Weiser, along with AGs Kwame Raoul (Illinois), Rob Bonta (California), Anthony Brown (Maryland), William Tong (Connecticut), Andrea Campbell (Massachusetts), Kathleen Jennings (Delaware), Ellen F. Rosenblum (Oregon), Michelle A. Henry (Pennsylvania), Aaron D. Ford (Nevada), Matthew J. Platkin (New Jersey) and Peter Neronha (Rhode Island), all admit that using cannabis comes with health risks. Still, they argue that allowing illicit cannabis markets and intoxicating hemp products to survive is a more severe threat to public safety.

"Our regulatory regimes have sought to balance the mandate to create as safe a framework as possible with the reality of these risks. Juxtaposed against the dangers of the illicit market and unregulated hemp-derived cannabinoids, moreover, we believe that there is a public health and safety mandate to protect the state-regulated industry by rescheduling cannabis to Schedule III," the letter continues.

A variety of hemp plants have been selectively bred to produce low amounts of THC and high amounts of CBD, a non-intoxicating cannabinoid with medical benefits — but CBD can be easily modified into different isomers of THC, including forms that aren't banned by the federal government. That loophole has led to forms of THC like Delta-8, Delta-9 and Delta-10 THC, which are technically derived from hemp and able to exist without federal enforcement. Since that development, THC gummies and vape cartridges that get people high in a manner similar to recreational pot have boomed in popularity.
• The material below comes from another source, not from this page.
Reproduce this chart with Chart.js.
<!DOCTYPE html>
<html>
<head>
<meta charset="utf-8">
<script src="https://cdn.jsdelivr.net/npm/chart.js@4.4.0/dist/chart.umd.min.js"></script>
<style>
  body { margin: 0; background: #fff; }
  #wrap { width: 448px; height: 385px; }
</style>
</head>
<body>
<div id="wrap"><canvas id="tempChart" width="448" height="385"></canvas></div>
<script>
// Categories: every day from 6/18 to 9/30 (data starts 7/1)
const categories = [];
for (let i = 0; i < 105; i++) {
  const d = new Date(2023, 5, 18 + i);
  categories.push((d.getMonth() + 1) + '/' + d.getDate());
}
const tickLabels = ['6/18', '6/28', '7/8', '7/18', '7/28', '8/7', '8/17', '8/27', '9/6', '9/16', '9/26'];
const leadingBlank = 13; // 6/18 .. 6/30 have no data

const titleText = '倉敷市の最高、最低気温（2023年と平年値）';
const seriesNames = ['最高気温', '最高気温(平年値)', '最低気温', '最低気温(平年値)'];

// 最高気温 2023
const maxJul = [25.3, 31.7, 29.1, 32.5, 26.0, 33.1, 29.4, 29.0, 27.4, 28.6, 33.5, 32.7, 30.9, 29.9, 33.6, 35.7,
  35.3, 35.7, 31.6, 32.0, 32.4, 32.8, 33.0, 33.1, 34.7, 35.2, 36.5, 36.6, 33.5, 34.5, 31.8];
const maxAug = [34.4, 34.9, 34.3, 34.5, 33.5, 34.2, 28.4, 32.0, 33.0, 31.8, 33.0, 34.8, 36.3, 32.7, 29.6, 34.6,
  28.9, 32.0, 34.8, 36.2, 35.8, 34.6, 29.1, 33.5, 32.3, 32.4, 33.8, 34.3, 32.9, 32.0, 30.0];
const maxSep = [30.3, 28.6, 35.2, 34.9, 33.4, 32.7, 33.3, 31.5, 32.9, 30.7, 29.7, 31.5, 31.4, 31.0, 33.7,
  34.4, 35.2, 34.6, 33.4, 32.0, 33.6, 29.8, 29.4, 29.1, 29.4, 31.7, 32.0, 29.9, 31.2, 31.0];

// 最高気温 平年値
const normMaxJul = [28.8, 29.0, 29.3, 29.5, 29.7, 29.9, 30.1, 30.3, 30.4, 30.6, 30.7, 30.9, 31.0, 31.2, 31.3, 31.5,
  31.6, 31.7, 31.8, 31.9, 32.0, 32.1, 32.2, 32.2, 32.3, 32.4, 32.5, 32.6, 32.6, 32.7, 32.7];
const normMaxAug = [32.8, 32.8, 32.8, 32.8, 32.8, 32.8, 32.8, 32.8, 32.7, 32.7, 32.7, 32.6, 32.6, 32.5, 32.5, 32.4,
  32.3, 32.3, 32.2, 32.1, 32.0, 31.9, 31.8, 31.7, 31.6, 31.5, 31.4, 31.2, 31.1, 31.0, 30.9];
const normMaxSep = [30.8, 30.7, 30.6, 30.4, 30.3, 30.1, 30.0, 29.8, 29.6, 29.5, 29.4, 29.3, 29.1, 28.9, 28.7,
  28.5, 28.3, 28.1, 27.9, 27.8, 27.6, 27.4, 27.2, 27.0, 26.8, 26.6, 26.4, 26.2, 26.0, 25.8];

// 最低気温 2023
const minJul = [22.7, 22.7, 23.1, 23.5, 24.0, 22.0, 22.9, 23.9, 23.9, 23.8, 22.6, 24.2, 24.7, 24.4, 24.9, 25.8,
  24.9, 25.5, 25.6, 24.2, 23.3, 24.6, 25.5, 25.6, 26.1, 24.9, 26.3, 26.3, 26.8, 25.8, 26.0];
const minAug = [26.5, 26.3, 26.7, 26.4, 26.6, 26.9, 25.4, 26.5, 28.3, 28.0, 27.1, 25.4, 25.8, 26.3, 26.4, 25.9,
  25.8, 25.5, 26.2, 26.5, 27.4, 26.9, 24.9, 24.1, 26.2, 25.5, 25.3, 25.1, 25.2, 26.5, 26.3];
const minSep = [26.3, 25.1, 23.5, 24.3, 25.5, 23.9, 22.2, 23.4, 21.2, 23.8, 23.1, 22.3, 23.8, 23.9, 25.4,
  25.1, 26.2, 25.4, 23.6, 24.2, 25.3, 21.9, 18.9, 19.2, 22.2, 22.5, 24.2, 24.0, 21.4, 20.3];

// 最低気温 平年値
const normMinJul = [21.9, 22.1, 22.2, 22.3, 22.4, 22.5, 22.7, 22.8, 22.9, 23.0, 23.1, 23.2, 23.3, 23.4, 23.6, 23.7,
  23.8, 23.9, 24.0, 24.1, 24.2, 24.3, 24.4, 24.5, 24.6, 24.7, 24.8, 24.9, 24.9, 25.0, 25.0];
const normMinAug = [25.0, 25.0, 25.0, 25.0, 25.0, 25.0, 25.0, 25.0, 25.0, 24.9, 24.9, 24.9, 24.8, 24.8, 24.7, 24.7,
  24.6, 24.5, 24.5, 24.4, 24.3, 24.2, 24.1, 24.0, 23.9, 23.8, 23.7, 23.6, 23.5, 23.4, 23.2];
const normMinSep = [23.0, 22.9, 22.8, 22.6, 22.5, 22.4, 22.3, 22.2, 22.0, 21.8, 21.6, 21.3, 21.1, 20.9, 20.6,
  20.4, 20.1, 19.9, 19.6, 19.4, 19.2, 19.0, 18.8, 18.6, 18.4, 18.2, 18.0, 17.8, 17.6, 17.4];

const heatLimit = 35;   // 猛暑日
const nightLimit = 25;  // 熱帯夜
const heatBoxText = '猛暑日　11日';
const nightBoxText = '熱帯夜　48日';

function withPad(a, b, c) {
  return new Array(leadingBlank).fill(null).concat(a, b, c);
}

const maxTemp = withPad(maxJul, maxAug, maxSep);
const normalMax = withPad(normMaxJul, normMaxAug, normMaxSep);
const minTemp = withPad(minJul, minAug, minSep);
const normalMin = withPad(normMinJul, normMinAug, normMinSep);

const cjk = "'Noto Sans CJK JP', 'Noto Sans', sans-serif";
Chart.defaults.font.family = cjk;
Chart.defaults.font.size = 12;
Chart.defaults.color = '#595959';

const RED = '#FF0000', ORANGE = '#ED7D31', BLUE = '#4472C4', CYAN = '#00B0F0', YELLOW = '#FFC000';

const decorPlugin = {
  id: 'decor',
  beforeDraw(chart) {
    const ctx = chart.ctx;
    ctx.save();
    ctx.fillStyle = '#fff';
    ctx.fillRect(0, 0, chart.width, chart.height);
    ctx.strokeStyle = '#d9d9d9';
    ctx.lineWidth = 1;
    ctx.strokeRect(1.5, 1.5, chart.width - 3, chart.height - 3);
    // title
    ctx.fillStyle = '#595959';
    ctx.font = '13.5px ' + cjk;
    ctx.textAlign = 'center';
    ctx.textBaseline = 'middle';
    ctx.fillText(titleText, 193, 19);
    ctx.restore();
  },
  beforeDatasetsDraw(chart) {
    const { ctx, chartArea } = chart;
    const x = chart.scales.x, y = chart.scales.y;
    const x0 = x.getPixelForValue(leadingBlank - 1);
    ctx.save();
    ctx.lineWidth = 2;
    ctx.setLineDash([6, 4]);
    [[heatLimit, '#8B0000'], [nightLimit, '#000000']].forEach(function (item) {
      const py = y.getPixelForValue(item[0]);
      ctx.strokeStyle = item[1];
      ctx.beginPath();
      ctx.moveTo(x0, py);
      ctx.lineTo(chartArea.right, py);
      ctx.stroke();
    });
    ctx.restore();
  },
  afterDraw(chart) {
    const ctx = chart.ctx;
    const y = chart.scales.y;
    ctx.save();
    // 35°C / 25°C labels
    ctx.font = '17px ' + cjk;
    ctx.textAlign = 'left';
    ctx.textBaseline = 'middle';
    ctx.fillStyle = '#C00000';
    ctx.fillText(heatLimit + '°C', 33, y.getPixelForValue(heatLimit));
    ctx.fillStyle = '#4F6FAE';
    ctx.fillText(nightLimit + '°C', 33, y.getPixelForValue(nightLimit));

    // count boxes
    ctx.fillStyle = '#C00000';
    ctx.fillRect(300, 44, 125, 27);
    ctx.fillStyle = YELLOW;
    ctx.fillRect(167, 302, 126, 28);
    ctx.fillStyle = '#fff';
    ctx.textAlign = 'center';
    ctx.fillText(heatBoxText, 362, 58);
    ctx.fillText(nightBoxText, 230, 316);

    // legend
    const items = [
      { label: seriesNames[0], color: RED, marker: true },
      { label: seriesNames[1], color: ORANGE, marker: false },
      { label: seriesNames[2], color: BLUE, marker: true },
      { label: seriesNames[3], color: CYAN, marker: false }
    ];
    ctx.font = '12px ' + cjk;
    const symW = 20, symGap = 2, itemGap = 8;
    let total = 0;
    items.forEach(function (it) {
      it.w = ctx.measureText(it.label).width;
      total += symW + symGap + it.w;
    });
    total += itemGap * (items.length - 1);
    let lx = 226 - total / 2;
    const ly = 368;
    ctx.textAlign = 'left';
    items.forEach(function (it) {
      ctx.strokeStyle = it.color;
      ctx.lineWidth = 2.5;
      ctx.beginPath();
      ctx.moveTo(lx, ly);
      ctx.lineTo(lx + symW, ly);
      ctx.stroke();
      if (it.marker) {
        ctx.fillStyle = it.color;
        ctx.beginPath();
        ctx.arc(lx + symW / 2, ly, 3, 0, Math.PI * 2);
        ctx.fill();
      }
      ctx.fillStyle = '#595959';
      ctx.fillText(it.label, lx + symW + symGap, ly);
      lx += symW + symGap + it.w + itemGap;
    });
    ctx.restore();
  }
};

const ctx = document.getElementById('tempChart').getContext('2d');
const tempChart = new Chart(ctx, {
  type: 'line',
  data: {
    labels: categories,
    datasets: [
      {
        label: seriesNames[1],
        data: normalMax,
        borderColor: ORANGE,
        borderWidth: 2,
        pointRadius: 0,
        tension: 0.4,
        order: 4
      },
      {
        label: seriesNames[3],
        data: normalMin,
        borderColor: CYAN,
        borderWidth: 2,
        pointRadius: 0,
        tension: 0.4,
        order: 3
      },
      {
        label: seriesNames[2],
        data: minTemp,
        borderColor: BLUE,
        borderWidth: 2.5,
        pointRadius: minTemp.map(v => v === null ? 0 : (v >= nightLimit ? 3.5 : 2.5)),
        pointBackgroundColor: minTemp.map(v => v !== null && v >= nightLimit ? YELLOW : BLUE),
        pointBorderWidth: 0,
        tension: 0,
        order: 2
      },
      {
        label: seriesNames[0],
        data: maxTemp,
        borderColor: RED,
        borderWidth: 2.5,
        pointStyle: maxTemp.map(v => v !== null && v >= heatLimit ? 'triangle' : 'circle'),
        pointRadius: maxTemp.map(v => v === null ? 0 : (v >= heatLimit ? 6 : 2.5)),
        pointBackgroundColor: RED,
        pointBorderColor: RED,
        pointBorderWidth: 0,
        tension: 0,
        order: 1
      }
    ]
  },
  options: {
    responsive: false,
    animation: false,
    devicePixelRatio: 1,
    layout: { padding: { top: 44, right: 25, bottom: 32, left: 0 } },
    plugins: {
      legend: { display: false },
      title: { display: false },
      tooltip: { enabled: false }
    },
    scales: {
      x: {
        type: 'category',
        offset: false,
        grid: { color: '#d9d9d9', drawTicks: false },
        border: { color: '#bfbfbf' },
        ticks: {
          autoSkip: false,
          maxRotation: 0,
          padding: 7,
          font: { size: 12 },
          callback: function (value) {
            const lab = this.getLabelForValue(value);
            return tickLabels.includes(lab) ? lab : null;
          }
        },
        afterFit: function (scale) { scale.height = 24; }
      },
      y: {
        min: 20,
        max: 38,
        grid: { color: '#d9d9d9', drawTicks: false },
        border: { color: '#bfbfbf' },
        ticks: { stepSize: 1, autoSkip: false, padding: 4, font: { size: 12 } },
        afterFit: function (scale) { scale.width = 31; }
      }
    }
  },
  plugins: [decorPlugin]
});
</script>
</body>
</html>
Congress legalized industrial hemp in 2018, roughly one year before intoxicating hemp products debuted on a commercial level. Ever since, these modified and synthetic forms of THC have been available for purchase online without proof of age, and at gas stations and other retailers. The federal government hasn't enforced actions against the vast majority of this new industry, with a federal court ruling in favor of the legality of hemp-derived THC

Every AG that signed the letter presides over a state that has legalized recreational cannabis.

Following the HHS recommendation to reschedule, cannabis business leaders, activists and government officials reacted to this potential shift in American cannabis policy with everything from cautious optimism to calls for more aggressive actions. If the DEA agrees with the HHS recommendation, cannabis would be recognized by the federal government as having medicinal value and would be on the same legal level as anabolic steroids and ketamine.

Governor Jared Polis
and United States Senator John Hickenlooper have both said they believe the DEA will eventually reschedule. Weiser, who has sent letters to Congress in the past asking for cannabis banking reform, argues that Colorado's ten years of recreational pot sales has proven that a regulated system can work.
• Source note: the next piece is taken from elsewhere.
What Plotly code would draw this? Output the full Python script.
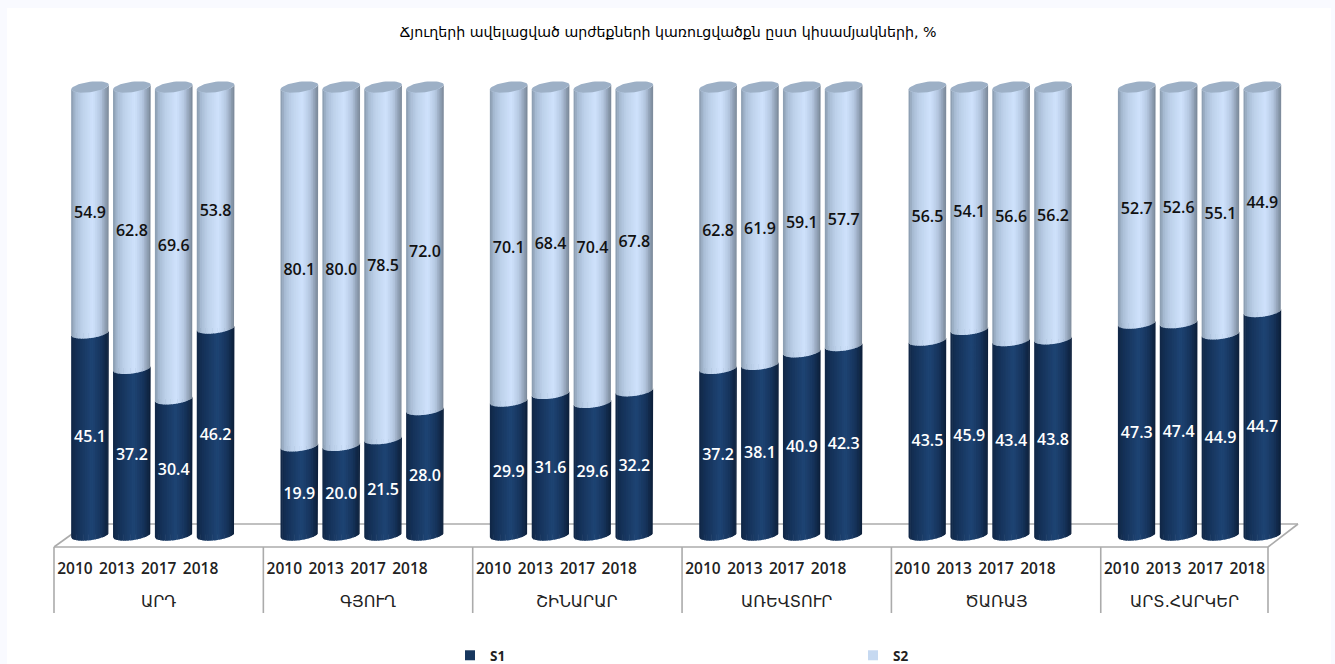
import numpy as np
import plotly.graph_objects as go

groups = ["ԱՐԴ", "ԳՅՈՒՂ", "ՇԻՆԱՐԱՐ", "ԱՌԵՎՏՈՒՐ", "ԾԱՌԱՅ", "ԱՐՏ.ՀԱՐԿԵՐ"]
years = ["2010", "2013", "2017", "2018"]
s1 = [45.1, 37.2, 30.4, 46.2, 19.9, 20.0, 21.5, 28.0, 29.9, 31.6, 29.6, 32.2,
      37.2, 38.1, 40.9, 42.3, 43.5, 45.9, 43.4, 43.8, 47.3, 47.4, 44.9, 44.7]
s2 = [54.9, 62.8, 69.6, 53.8, 80.1, 80.0, 78.5, 72.0, 70.1, 68.4, 70.4, 67.8,
      62.8, 61.9, 59.1, 57.7, 56.5, 54.1, 56.6, 56.2, 52.7, 52.6, 55.1, 44.9]
title = "Ճյուղերի ավելացված արժեքների կառուցվածքն ըստ կիսամյակների, %"

W, H = 1335, 664
L, R, T, B = 40, 1300, 60, 555        # plot area in page pixels
SLOT = 41.87                          # pixels per bar slot
PXY = 4.48                            # pixels per percentage point
X0, Y0 = 90, 535                      # pixel of first bar / of the zero line
xr = [(L - X0) / SLOT, (R - X0) / SLOT]
yr = [(Y0 - B) / PXY, (Y0 - T) / PXY]
px = lambda v: (v - L) / (R - L)
py = lambda v: (B - v) / (B - T)

a1 = np.array(s1, float)
a2 = np.array(s2, float)
frac1 = a1 / (a1 + a2) * 100
xpos = np.array([g * 5 + i for g in range(len(groups)) for i in range(len(years))], float)

HALF = 0.45       # half bar width, slots
ELL = 5.2 / PXY   # ellipse half height, data units
SH = 2.3 / PXY    # tilt of the ellipse, data units


def mix(stops, t):
    ts = [s[0] for s in stops]
    rgb = [np.interp(t, ts, [s[1][c] for s in stops]) for c in range(3)]
    return "rgb(%d,%d,%d)" % tuple(int(round(c)) for c in rgb)


light = [(0, (136, 153, 173)), (.12, (168, 188, 212)), (.3, (190, 210, 235)), (.58, (207, 226, 252)),
         (.78, (180, 199, 224)), (.92, (140, 156, 176)), (1, (120, 134, 150))]
dark = [(0, (16, 38, 70)), (.15, (20, 48, 86)), (.55, (30, 68, 116)),
        (.8, (22, 52, 92)), (1, (12, 30, 56))]

fig = go.Figure()
# underlying stacked bars
fig.add_bar(x=xpos, y=a1, width=0.8, marker_color="#17375E", showlegend=False, hoverinfo="skip")
fig.add_bar(x=xpos, y=a2, width=0.8, marker_color="#C6D9F1", showlegend=False, hoverinfo="skip")

NS = 22
edges = np.linspace(-1, 1, NS + 1)


def front(u, v):
    return v - ELL * np.sqrt(np.clip(1 - u * u, 0, 1)) + SH * u


for part, stops in (("low", dark), ("high", light)):
    for k in range(NS):
        us = np.linspace(edges[k], min(edges[k + 1] + 0.03, 1), 5)
        xs, ys = [], []
        for cx, v in zip(xpos, frac1):
            lo, hi = (0.0, v) if part == "low" else (v, 100.0)
            px_ = cx + us * HALF
            xs += list(px_) + list(px_[::-1]) + [None]
            ys += list(front(us, hi)) + list(front(us[::-1], lo)) + [None]
        fig.add_trace(go.Scatter(x=xs, y=ys, mode="lines", fill="toself", line_width=0,
                                 fillcolor=mix(stops, (k + .5) / NS), showlegend=False, hoverinfo="skip"))

# top caps
th = np.linspace(0, 2 * np.pi, 49)
xs, ys = [], []
for cx in xpos:
    u = np.cos(th)
    xs += list(cx + u * HALF) + [None]
    ys += list(100 + ELL * np.sin(th) + SH * u) + [None]
fig.add_trace(go.Scatter(x=xs, y=ys, mode="lines", fill="toself", line_width=0, fillcolor="#9DB0C6",
                         showlegend=False, hoverinfo="skip"))

# value labels
lab_font = dict(family="Open Sans, DejaVu Sans", size=16, weight=600)
fig.add_trace(go.Scatter(x=xpos, y=frac1 / 2 - 1, mode="text", text=["%.1f" % v for v in a1],
                         textfont=dict(color="white", **lab_font), showlegend=False, hoverinfo="skip"))
fig.add_trace(go.Scatter(x=xpos, y=frac1 + (100 - frac1) / 2 - 1, mode="text", text=["%.1f" % v for v in a2],
                         textfont=dict(color="#111111", **lab_font), showlegend=False, hoverinfo="skip"))

# legend entries
for name, col in (("S1", "#17375E"), ("S2", "#C6D9F1")):
    fig.add_trace(go.Scatter(x=[None], y=[None], mode="markers", name=name,
                             marker=dict(symbol="square", size=10, color=col)))

GRID = "#ABABAB"
shapes = [dict(type="rect", xref="paper", yref="paper", x0=px(7), x1=px(1331), y0=py(8), y1=py(H),
               fillcolor="white", line_width=0, layer="below")]


def seg(x0, y0, x1, y1):
    shapes.append(dict(type="line", xref="paper", yref="paper", x0=px(x0), y0=py(y0), x1=px(x1), y1=py(y1),
                       line=dict(color=GRID, width=1.6), layer="below"))


seps = [54 + g * 5 * SLOT for g in range(len(groups))] + [1268]
seg(54, 547, 1268, 547)
seg(54, 547, 86, 524)
seg(86, 524, 1298, 524)
seg(1268, 547, 1298, 524)
for xg in seps:
    seg(xg, 547, xg, 613)

annotations = [dict(text=name, xref="paper", yref="paper", x=px((seps[g] + seps[g + 1]) / 2), y=py(601),
                    xanchor="center", yanchor="middle", showarrow=False,
                    font=dict(family="DejaVu Sans", size=16, color="#222222"))
               for g, name in enumerate(groups)]

fig.update_layout(
    width=W, height=H, margin=dict(l=L, r=W - R, t=T, b=H - B, autoexpand=False),
    paper_bgcolor="#F9FAFF", plot_bgcolor="rgba(0,0,0,0)",
    barmode="stack", barnorm="percent", bargap=0,
    title=dict(text=title, x=668 / W, xanchor="center", y=1 - 32 / H, yanchor="middle",
               font=dict(family="DejaVu Sans", size=14.2, color="#000000")),
    xaxis=dict(range=xr, showgrid=False, zeroline=False, showline=False, ticks="", fixedrange=True,
               tickmode="array", tickvals=xpos - 0.36, ticktext=years * len(groups), tickangle=0,
               ticklabelstandoff=2,
               tickfont=dict(family="Open Sans, DejaVu Sans", size=15.5, weight=600, color="#222222")),
    yaxis=dict(range=yr, visible=False, fixedrange=True),
    legend=dict(orientation="h", traceorder="normal", x=px(450), xanchor="left", y=py(640), yanchor="top",
                entrywidth=358, entrywidthmode="pixels", bgcolor="rgba(0,0,0,0)",
                font=dict(family="Open Sans, DejaVu Sans", size=13.5, weight=700, color="#222222")),
    shapes=shapes, annotations=annotations,
)

fig.write_html("out.html", post_script="document.body.style.margin='0';document.body.style.overflow='hidden';",
               config=dict(displayModeBar=False))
“Colorado is committed to protecting the integrity of its first-in-the-nation regulated cannabis market,” Weiser says in a statement attached to the January 12 letter. “We recognize that there are health and safety risks raised by the use of cannabis and we must continue to take them seriously and address them. We also are confident that a well-regulated market for cannabis products best protects consumers, and this action of rescheduling cannabis will better enable the market to function.”